Will Banks Tighten Lending Even More?
Will Banks Tighten Lending Even More?
Banks have faced mounting legal trouble and increased regulations following the 2008 financial crisis, which has sparked a tightening in lending that has kept many home buyers on the sidelines. But lending may even soon get tighter, some recent reports say.
Late Friday, the Federal Housing Finance Agency (FHFA) filed a lawsuit against 17 of the nation’s largest banks over about $200 billion in mortgage losses that severely battered Fannie Me and Freddie Mac, which FHFA oversees.
Paul Miller with FBR Capital Markets argues in a report that FHFA’s lawsuit likely will drain capital from the banking system and could further delay a housing market recovery, keeping many borrowers out of the market.
Lending at Its Lowest Point in 14 Years
The Mortgage Bankers Association recently reported that lending had reached its lowest point since 1997, due partially to the tightening of lending standards in response to the 2008 financial crisis.
A recent study by the Institute of International Finance says that new regulations imposed on financial institutions in response to the downturn is hurting the global economy by restricting banks' ability to make loans, and in turn hurting the private sector's ability to expand and hire.
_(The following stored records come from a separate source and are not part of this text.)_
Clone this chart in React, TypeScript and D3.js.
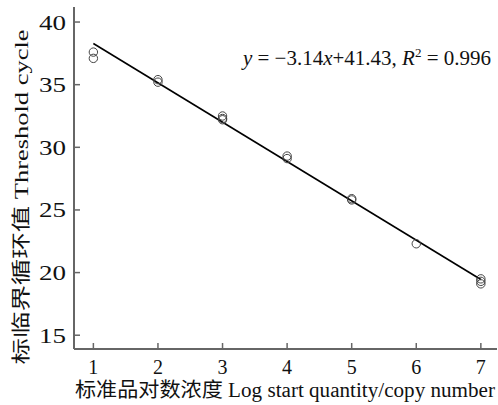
import React from "react";
import * as d3 from "d3";

const logQuantity = [1, 1, 2, 2, 3, 3, 3, 4, 4, 5, 5, 6, 7, 7, 7];
const thresholdCycle = [37.6, 37.1, 35.4, 35.2, 32.5, 32.3, 32.2, 29.3, 29.1, 25.9, 25.8, 22.3, 19.5, 19.3, 19.1];
const xTicks = [1, 2, 3, 4, 5, 6, 7];
const yTicks = [15, 20, 25, 30, 35, 40];
const slope = -3.14;
const intercept = 41.43;
const fitRange = [1, 7];

const W = 498;
const H = 405;
const serif = "'Liberation Serif', 'Times New Roman', 'Noto Sans CJK SC', serif";
const axisColor = "#666";

export default function App() {
  const x = d3.scaleLinear().domain([0.7, 7.25]).range([74, 497]);
  const y = d3.scaleLinear().domain([13.9, 41.2]).range([349, 7]);
  const line = d3
    .line<number>()
    .x((d) => x(d))
    .y((d) => y(slope * d + intercept));

  return (
    <svg width={W} height={H} style={{ position: "absolute", left: 0, top: 0, background: "#fff" }}>
      {/* axes */}
      <line x1={x.range()[0]} x2={x.range()[0]} y1={y.range()[1]} y2={y.range()[0]} stroke={axisColor} strokeWidth={2} />
      <line x1={x.range()[0]} x2={x.range()[1]} y1={y.range()[0]} y2={y.range()[0]} stroke={axisColor} strokeWidth={2} />
      {yTicks.map((t) => (
        <g key={"y" + t}>
          <line x1={x.range()[0]} x2={x.range()[0] + 6} y1={y(t)} y2={y(t)} stroke={axisColor} strokeWidth={1.5} />
          <text
            x={66}
            y={y(t) + 7.5}
            textAnchor="end"
            fontFamily={serif}
            fontSize={22}
            fill="#111"
            textLength={27}
            lengthAdjust="spacingAndGlyphs"
          >
            {t}
          </text>
        </g>
      ))}
      {xTicks.map((t) => (
        <g key={"x" + t}>
          <line x1={x(t)} x2={x(t)} y1={y.range()[0]} y2={y.range()[0] - 6} stroke={axisColor} strokeWidth={1.5} />
          <text x={x(t)} y={373.5} textAnchor="middle" fontFamily={serif} fontSize={20} fill="#111">
            {t}
          </text>
        </g>
      ))}
      {/* fit line */}
      <path d={line(fitRange) || ""} stroke="#000" strokeWidth={1.6} fill="none" />
      {/* points */}
      {logQuantity.map((q, i) => (
        <circle key={i} cx={x(q)} cy={y(thresholdCycle[i])} r={4.2} fill="none" stroke="#444" strokeWidth={1} />
      ))}
      {/* equation */}
      <text x={491} y={65} textAnchor="end" fontFamily={serif} fontSize={21} fill="#111">
        <tspan fontStyle="italic">y</tspan>
        <tspan> = −3.14</tspan>
        <tspan fontStyle="italic">x</tspan>
        <tspan>+41.43, </tspan>
        <tspan fontStyle="italic">R</tspan>
        <tspan fontSize={13} dy={-8}>2</tspan>
        <tspan dy={8}> = 0.996</tspan>
      </text>
      {/* axis titles */}
      <text
        x={285}
        y={397}
        textAnchor="middle"
        fontFamily={serif}
        fontSize={20}
        fill="#111"
        textLength={420}
        lengthAdjust="spacingAndGlyphs"
      >
        标准品对数浓度 Log start quantity/copy number
      </text>
      <text
        transform={`translate(28, 197) rotate(-90)`}
        textAnchor="middle"
        fontFamily={serif}
        fontSize={19}
        fill="#111"
        textLength={335}
        lengthAdjust="spacingAndGlyphs"
      >
        标临界循环值 Threshold cycle
      </text>
    </svg>
  );
}
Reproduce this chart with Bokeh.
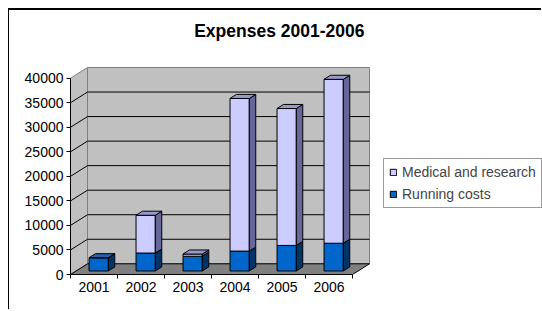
from bokeh.plotting import figure
from bokeh.models import FixedTicker, Legend, LegendItem, Range1d
from bokeh.core.properties import value
from bokeh.embed import file_html
from bokeh.resources import INLINE

# ---- data ----
years = ["2001", "2002", "2003", "2004", "2005", "2006"]
running = [2700, 3650, 3000, 4050, 5200, 5650]
medical = [0, 7700, 450, 31100, 27900, 33400]
y_ticks = [0, 5000, 10000, 15000, 20000, 25000, 30000, 35000, 40000]
title_text = "Expenses 2001-2006"
series_names = ["Medical and research", "Running costs"]

# ---- style / geometry constants ----
FONT = "Liberation Sans"
PX_X = 47.0                 # px per category
PX_Y = 196.3 / 40000.0      # px per value unit
DX = 17.0 / PX_X            # depth offset (x, data units)
DY = 10.7 / PX_Y            # depth offset (y, data units)
F0, FD = 0.33, 0.38         # bar front depth fraction, bar depth fraction
BC, BW = 0.48, 0.41         # bar centre and width within a category

RUN_FRONT, RUN_SIDE, RUN_TOP = "#0066CC", "#003366", "#2A5FA8"
MED_FRONT, MED_SIDE, MED_TOP = "#CCCCFF", "#666699", "#9999CC"
WALL, FLOOR = "#C0C0C0", "#808080"

W, H = 533, 301
ML, MB = 61, 37
n = len(years)
ymax = y_ticks[-1]

p = figure(width=W, height=H, output_backend="svg", toolbar_location=None,
           x_range=Range1d(0, (W - ML) / PX_X), y_range=Range1d(0, (H - MB) / PX_Y),
           min_border_left=ML, min_border_bottom=MB, min_border_top=0, min_border_right=0)
p.styles = {"margin-left": "8px", "margin-top": "8px",
            "border-top": "2px solid black", "border-left": "1px solid black"}
p.outline_line_color = None
p.xgrid.visible = False
p.ygrid.visible = False
p.background_fill_color = "white"
p.border_fill_color = "white"

# walls and floor
p.patch([DX, n + DX, n + DX, DX], [DY, DY, ymax + DY, ymax + DY],
        fill_color=WALL, line_color="#808080", line_width=1)
p.patch([0, DX, DX, 0], [0, DY, ymax + DY, ymax],
        fill_color=WALL, line_color="#808080", line_width=1)
gx = [[0, DX, n + DX] for v in y_ticks[1:-1]]
gy = [[v, v + DY, v + DY] for v in y_ticks[1:-1]]
p.multi_line(gx, gy, line_color="black", line_width=1)
p.patch([0, n, n + DX, DX], [0, 0, DY, DY], fill_color=FLOOR, line_color="black", line_width=1)

# bars
ox, oy = F0 * DX, F0 * DY
bx, by = FD * DX, FD * DY
lefts = [i + BC - BW / 2 + ox for i in range(n)]
rights = [l + BW for l in lefts]

def segment(bottoms, tops, front, side):
    r = p.quad(left=lefts, right=rights, bottom=[b + oy for b in bottoms],
               top=[t + oy for t in tops], fill_color=front, line_color="black", line_width=1)
    xs = [[rr, rr + bx, rr + bx, rr] for rr in rights]
    ys = [[b + oy, b + oy + by, t + oy + by, t + oy] for b, t in zip(bottoms, tops)]
    p.patches(xs, ys, fill_color=side, line_color="black", line_width=1)
    return r

r_run = segment([0] * n, running, RUN_FRONT, RUN_SIDE)
totals = [a + b for a, b in zip(running, medical)]
r_med = segment(running, totals, MED_FRONT, MED_SIDE)

top_xs = [[l, rr, rr + bx, l + bx] for l, rr in zip(lefts, rights)]
top_ys = [[t + oy, t + oy, t + oy + by, t + oy + by] for t in totals]
top_cols = [MED_TOP if m > 0 else RUN_TOP for m in medical]
p.patches(top_xs, top_ys, fill_color=top_cols, line_color="black", line_width=1)

# title
p.text(x=[(278.8 - 70) / PX_X], y=[(274 - 30) / PX_Y], text=[title_text],
       text_font=value(FONT), text_font_size="17.5px", text_font_style="bold",
       text_align="center", text_baseline="middle", text_color="black")

# axes
xa = p.xaxis[0]
xa.ticker = FixedTicker(ticks=[i + 0.5 for i in range(n)], minor_ticks=list(range(n + 1)))
xa.major_label_overrides = {i + 0.5: y for i, y in enumerate(years)}
xa.major_tick_line_color = None
xa.major_tick_out = 4
xa.minor_tick_out = 4
xa.minor_tick_in = 0
xa.minor_tick_line_color = "black"
xa.bounds = (0, n)
xa.axis_line_color = "black"
xa.major_label_standoff = 3
xa.major_label_text_font = FONT
xa.major_label_text_font_size = "14px"
xa.major_label_text_color = "black"

ya = p.yaxis[0]
ya.ticker = FixedTicker(ticks=y_ticks, minor_ticks=[])
ya.major_tick_out = 4
ya.major_tick_in = 0
ya.major_tick_line_color = "black"
ya.bounds = (0, ymax)
ya.axis_line_color = "black"
ya.major_label_standoff = 3
ya.major_label_text_font = FONT
ya.major_label_text_font_size = "14px"
ya.major_label_text_color = "black"

legend = Legend(items=[LegendItem(label=series_names[0], renderers=[r_med]),
                       LegendItem(label=series_names[1], renderers=[r_run])],
                location=(313, 66), glyph_width=8, glyph_height=8, label_height=14,
                spacing=6, padding=5, label_standoff=5,
                label_text_font=FONT, label_text_font_size="14px",
                border_line_color="#333333", border_line_width=1,
                background_fill_color="white", background_fill_alpha=1)
p.add_layout(legend)

open("out.html", "w").write(file_html(p, INLINE))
As part of the new rules, banks are required to have more cash relative to debt.
This presents a bit of a conundrum: Many observers say the financial crisis could have been avoided altogether if banks had stronger regulations in the first place, and that the crisis was triggered by weak oversight of mortgage lending standards and subprime loans issued in floods to risky borrowers. However, some economists say banks’ overly stringent standards today are keeping too many borrowers out.